I recently had my work laptop nicked while I was in paris, so I've had to reconstruct my linux development environment on another laptop. That reminded me that I intended to document this stuff since I had to dig around a bit for it when I first picked up scheme a few months ago.

Things I use:

  • Gambit scheme
  • The main reason I've stuck with this is termite, but I've also found the mailing list friendly and helpful (and full of much bigger brains than mine). Gambit can also compile static C binaries that run on windows - that's important if you're going to write code in an esoteric environment like scheme. It also has a decent FFI which allows you to embed C code in with the scheme - tres cool, especially when you're writing performance critical code.
  • Emacs
  • You have to use this if you're doing lisp development. Personally I use emacs for development in any language, including Java. Steve Yegge wrote: "Emacs is to Eclipse as a light saber is to a blaster - but a blaster is a lot easier for anyone to pick up and use.". Nuff said. I tend to have two frames open - one with the gambit repl in it and the other to do the actually coding. For people that aren't in the know, the lisp development experience is slightly different to most languages: you basically have a process running (called the REPL) and inject blocks of code into it. This makes the development cycle turnaround super-fast and it becomes a bit frustrating when you go back to waiting for compile cycles in other languages. The various emacs scheme modes provide key presses for sending various regions of code to the repl, the most useful being the current definition (i.e. function) and the last expression.
  • Quack.el
  • Quack has lots of features that make editing scheme much easier. My favourite is automatically converting the word 'lambda' into a single greek lambda character (a-la DR scheme). In addition to making the code smaller, having greek letters all over the place makes me feel pretty hard-core (which is obviously very important).
  • E-tags
  • Emacs tags isn't a patch on what bicyclerepairman provides when I'm writing python, but it does enough to make navigating code relatively hassle free, plus it works with every language you can think of. Basically it parses files and creates an index of all the definitions so that you can jump to the definition of a symbol and back in a single key chord.
  • GNU Info
  • It's handy to have all the documentation in info format because then you can use emacs to jump to the apropriate docs when you need them without having to switch to browser etc.. E.g. this function maps [f1] to jump to the r5rs docs for whatever the cursor is currently pointing at. (with thanks to Bill Clementson for this).
    (add-hook 'scheme-mode-hook
          (lambda ()
            (define-key scheme-mode-map [f1]
              '(lambda ()
             (interactive)
             (ignore-errors
               (let ((symbol (thing-at-point 'symbol)))
                 (info "(r5rs)")
                 (Info-index symbol)))))))
    
    (N.B. quack has a feature to auto-open web based docs into emacs while you're coding, but I work offline so much that I don't use this much)
  • A unit testing framework.
  • I didn't really get on with any of the ones I tried, so I wrote a simple DSL myself (took about half a day after I'd figured out how syntax-case macros work). Ideally I want to end up using something like Nat's Protest system, which chucks out documentation as a side effect of testing. A Scheme DSL should be a good fit for this style, since you can name tests using strings rather than having to document with function names. For the time being though it provides just enough to get me testing (and also served to teach me a few things about macros, which is good.)

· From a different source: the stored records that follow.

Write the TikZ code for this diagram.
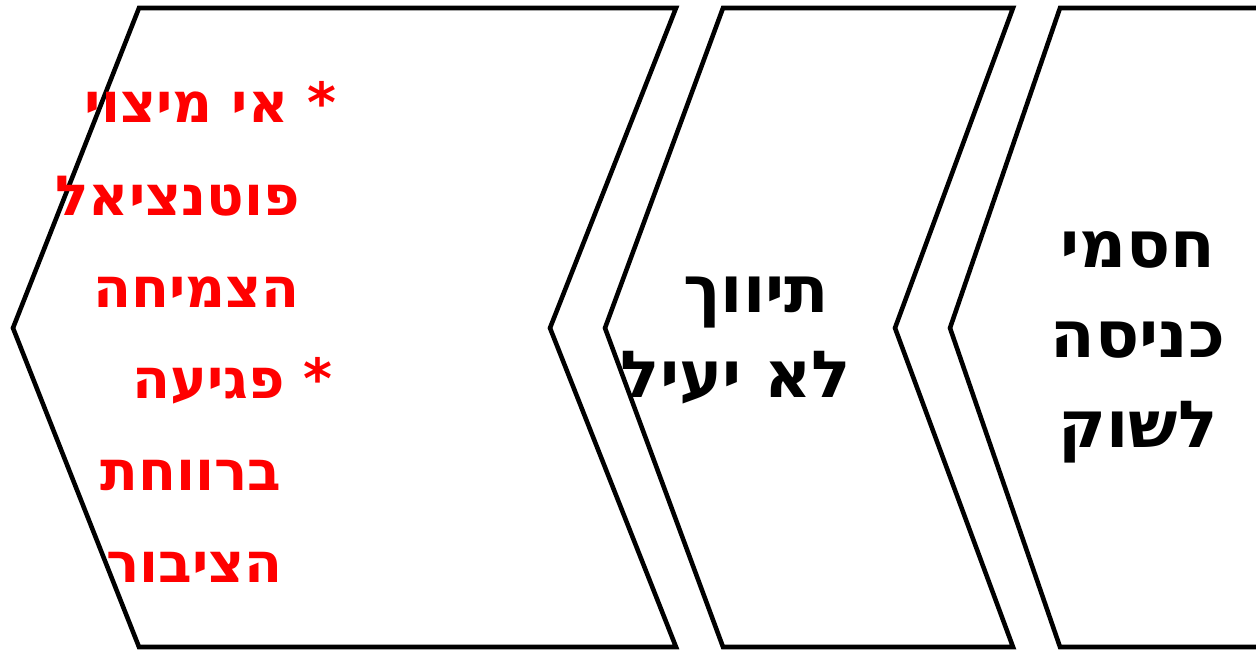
\documentclass[tikz,border=0pt]{standalone}
\usepackage{fontspec}
\newfontfamily\hebfont[Script=Hebrew]{DejaVu Sans}
\TeXXeTstate=1
\usetikzlibrary{positioning}

\begin{document}
\begin{tikzpicture}[
  x=0.02cm, y=-0.02cm,
  chev/.style={draw,line width=2.6pt,line join=miter},
  heb/.style={font=\hebfont\bfseries\fontsize{37}{44}\selectfont,
              inner sep=0pt,anchor=base},
  redline/.style={font=\hebfont\bfseries\fontsize{31.5}{38}\selectfont,
                  inner sep=0pt,text=red,anchor=base east}
]
\useasboundingbox (0,0) rectangle (1256,649);
\clip (0,0) rectangle (1256,649);

% chevrons, right to left
\draw[chev] (1060,8) -- (1300,8) -- (1300,647) -- (1060,647) -- (950,328) -- cycle;
\draw[chev] (723,8) -- (1013,8) -- (895,328) -- (1013,647) -- (723,647) -- (605,328) -- cycle;
\draw[chev] (139,8) -- (676,8) -- (550,328) -- (676,647) -- (139,647) -- (13,328) -- cycle;

% right block
\node[heb] (entry1) at (1138,267) {\beginR חסמי\endR};
\node[heb] (entry2) at (1138,357) {\beginR כניסה\endR};
\node[heb] (entry3) at (1138,447) {\beginR לשוק\endR};

% middle block
\node[heb] (broker1) at (756,312) {\beginR תיווך\endR};
\node[heb] (broker2) at (736,397) {\beginR לא יעיל\endR};

% left block
\node[redline] (loss1) at (337,122) {\beginR* אי מיצוי\endR};
\node[redline] (loss2) at (300,215) {\beginR פוטנציאל\endR};
\node[redline] (loss3) at (300,307) {\beginR הצמיחה\endR};
\node[redline] (loss4) at (333,398) {\beginR* פגיעה\endR};
\node[redline] (loss5) at (282,490) {\beginR ברווחת\endR};
\node[redline] (loss6) at (283,582) {\beginR הציבור\endR};
\end{tikzpicture}
\end{document}
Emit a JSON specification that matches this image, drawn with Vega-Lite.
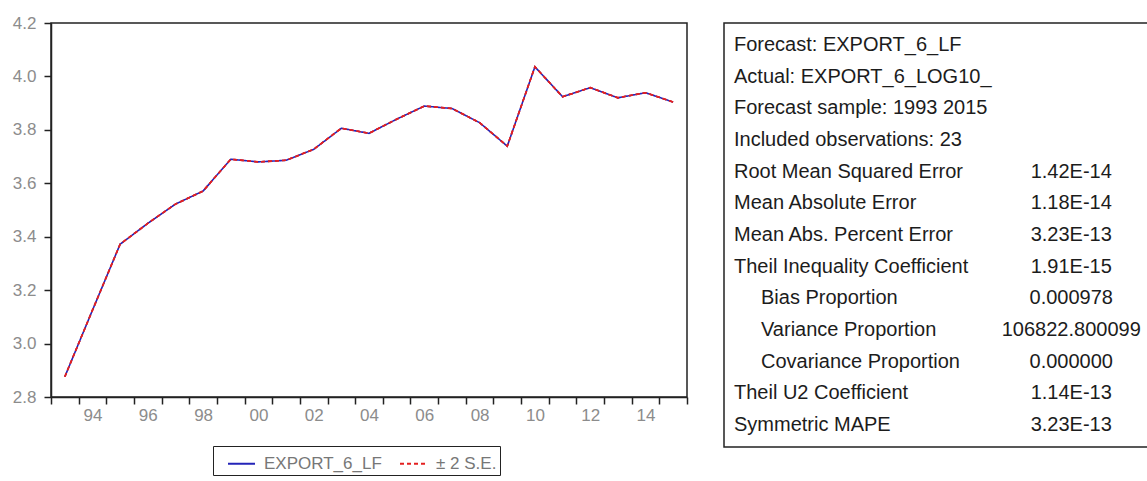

Is there anything missing?

Refactoring and the Repl

I'm still perservering with Gambit scheme, and progressing pretty slowly it has to be said. The first thing I've been missing is the lack of refactoring tools for scheme.

I wrote the basic python refactoring functionality in bicyclerepairman a long while ago, and having it as part of my daily toolset has strongly influenced the way I program. For example, I tend to follow the 'bash out some code and then clean it up' style of development. In particular, I have a habit of naming variables and functions badly and then renaming them later as I code.

So my initial thought is: no problem - I'll just knock up a bicyclerepairman for scheme! The problem is that I'm not quite sure how to do automated refactoring with a repl. You see Python has no real repl culture (sure it has a repl, but nobody uses it except for trying out simple expressions). People tend to run their program/unittests from scratch each iteration, which means the entire environment gets re-evaluated on each run.

The challenge with running a repl while you develop is keeping it in sync with your refactored code: E.g. if I rename a function that's used in multiple places, that results in lots of code that needs re-evaluating. Can this be done automatically (e.g. could it be made to work by just re-eval'ing files?). Hmm.. I think I need to talk to somebody with a lot more scheme experience than I have. Unfortunately I don't actually know any experienced schemers, especially not in London or Birmingham; maybe somebody from lshift can help?

Scheme is love

I've been battling again with Scheme recently. Having spent the last couple of months playing with various languages, I've come to the conclusion that scheme is the only one that has any real possibility of becoming my next 'general purpose language'. Python held that crown for many years, but its lack of blocks and concurrency caused me to start looking elsewhere and now I'm spoilt.

So, to Scheme. I've not found another language that can offer:

  • functional programming
  • message-passing concurrency (see termite)
  • macros
  • continuations
  • terse syntax
  • hardly any language cludges

...and as somebody who programs for fun in his spare time, these things really do matter to me. The biggest obstacle to full enlightment is the s-expression aesthetic: To my algol-shaped brain that lisp syntax just looks so damn ugly!

Anyway, I'm finding that the most enjoyable and self-affirming way to develop some scheme skills is (ironically) to re-read Peter Seibel's 'Practical Common Lisp' book with scheme glasses on. Now if there's anyone going to convince me that lisp syntax isn't just a grotty heap of parentheses, it's going to be Peter. His book just radiates lisp-love, and you can't help but be hooked. It says 'Look! You fools! Just look what you're missing!'. I've been translating various examples into scheme, just to test the water.